Who determines the big topics of conversation on social media such as Twitter? It’s isn’t the loudest bloggers with large followings of virtual fans.
Rather, mainstream media tends to play the biggest role in the top “trending” topics on Twitter, or those that appear in the top ten search terms on the service at any given point in time, according to a study by Hewlett-Packard’s research labs.
“You might expect the most prolific tweeters or those with most followers would be most responsible for creating such trends,” says Bernardo Huberman, HP Senior Fellow and director of HP Labs’ Social Computing Research Group.
That turns out not to be the case, Huberman and three other researchers found. User activity and the number of followers do not contribute strongly to trend creation and its propagation. Rather, Twitter users seem to be acting as a filter and amplifier for the trends that are written about by mainstream media. The results are not so different from those shown by Technorati, the blog-tracking search site that records which mainstream media sites get the most links.
The main determinant of a fast-growing topic on Twitter is the specific subject at hand, not who tweets it or how often. About 31 percent of trending topics are retweets, or someone passing the tweet on to their friends.

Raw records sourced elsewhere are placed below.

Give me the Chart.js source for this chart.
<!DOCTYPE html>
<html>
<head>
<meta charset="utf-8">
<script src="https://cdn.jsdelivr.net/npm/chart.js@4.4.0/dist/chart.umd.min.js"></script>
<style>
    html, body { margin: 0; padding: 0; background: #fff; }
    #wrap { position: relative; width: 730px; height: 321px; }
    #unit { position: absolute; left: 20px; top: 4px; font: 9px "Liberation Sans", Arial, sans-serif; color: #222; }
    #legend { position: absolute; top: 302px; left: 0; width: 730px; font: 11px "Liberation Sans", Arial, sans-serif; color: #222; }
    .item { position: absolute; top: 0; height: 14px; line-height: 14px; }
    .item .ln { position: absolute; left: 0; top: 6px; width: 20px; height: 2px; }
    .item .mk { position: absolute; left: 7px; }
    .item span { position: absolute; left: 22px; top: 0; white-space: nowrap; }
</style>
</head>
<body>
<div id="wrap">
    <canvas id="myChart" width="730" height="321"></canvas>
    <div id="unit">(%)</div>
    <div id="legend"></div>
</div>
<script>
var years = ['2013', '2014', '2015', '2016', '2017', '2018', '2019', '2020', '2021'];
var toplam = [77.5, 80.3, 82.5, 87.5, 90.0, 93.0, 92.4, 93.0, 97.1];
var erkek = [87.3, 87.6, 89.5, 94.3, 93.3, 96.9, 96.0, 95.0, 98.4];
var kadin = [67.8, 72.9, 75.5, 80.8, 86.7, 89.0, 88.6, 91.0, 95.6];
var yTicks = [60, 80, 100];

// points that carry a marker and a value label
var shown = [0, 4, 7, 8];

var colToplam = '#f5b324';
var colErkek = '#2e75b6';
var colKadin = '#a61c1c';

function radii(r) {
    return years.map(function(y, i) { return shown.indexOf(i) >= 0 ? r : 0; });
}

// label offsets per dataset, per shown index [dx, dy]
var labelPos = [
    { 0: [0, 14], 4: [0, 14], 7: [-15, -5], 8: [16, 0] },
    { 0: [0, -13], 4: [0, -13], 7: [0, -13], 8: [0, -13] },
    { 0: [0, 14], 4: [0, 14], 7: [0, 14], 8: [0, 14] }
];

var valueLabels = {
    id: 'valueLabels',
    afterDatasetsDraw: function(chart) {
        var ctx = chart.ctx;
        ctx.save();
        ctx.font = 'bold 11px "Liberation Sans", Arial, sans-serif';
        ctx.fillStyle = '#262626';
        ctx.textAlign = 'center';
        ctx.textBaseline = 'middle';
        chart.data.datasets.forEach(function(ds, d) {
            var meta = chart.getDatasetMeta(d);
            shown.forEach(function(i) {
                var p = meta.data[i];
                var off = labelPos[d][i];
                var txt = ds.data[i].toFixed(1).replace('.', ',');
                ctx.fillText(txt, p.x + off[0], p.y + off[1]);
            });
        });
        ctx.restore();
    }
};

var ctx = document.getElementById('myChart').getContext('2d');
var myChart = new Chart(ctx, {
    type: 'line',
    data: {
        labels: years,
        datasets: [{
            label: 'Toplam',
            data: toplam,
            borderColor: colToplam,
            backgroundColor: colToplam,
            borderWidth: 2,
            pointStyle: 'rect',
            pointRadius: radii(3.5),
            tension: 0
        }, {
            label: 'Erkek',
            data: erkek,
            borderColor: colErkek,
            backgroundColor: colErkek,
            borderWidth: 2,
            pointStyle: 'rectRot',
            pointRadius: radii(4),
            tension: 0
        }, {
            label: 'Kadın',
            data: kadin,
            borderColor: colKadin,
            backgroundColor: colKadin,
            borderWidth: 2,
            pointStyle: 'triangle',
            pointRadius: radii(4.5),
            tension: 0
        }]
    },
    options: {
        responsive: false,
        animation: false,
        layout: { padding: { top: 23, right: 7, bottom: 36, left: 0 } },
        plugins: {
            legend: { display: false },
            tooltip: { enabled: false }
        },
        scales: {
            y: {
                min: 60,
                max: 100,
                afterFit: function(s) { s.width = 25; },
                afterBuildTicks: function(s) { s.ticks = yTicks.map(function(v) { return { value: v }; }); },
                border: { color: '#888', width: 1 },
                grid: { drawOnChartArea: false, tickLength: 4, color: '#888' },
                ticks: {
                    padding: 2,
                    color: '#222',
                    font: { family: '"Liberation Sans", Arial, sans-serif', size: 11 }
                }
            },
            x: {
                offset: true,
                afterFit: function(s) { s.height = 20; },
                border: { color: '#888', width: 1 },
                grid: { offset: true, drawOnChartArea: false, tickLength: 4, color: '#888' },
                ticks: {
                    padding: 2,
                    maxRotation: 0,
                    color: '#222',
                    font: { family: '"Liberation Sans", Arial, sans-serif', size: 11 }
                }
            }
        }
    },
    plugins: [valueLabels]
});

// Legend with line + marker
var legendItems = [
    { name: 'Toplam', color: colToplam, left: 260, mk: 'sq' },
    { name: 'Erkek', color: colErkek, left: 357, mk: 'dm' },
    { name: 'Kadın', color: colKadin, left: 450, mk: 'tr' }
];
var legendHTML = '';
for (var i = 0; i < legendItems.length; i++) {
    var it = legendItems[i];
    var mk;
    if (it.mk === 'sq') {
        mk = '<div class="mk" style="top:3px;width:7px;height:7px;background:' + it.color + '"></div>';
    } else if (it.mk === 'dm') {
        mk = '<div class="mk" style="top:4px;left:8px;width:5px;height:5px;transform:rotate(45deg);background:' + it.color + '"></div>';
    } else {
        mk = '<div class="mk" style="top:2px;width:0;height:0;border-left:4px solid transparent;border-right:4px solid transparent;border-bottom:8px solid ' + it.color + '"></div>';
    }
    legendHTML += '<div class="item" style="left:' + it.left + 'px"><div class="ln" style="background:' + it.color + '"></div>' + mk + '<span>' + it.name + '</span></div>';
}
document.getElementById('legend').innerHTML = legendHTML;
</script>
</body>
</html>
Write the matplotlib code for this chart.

The HP team drew data from Twitter’s own search applications programming interface (API) over of 40 days in the fall. Analyzing 16.32 million tweets, they found 22 users who were the source of the most retweets when a topic was “trending.” Of those, 72 percent were Twitter streams run by mainstream media outfits such as CNN, the New York Times, El Pais and the BBC. Most of these sites have fewer followers than Twitter celebrities such as Ashton Kutcher, Lady Gaga or Barack Obama.
Very few topics stay much more than 40 minutes at the top. But those that do are engaging to a very diverse audience.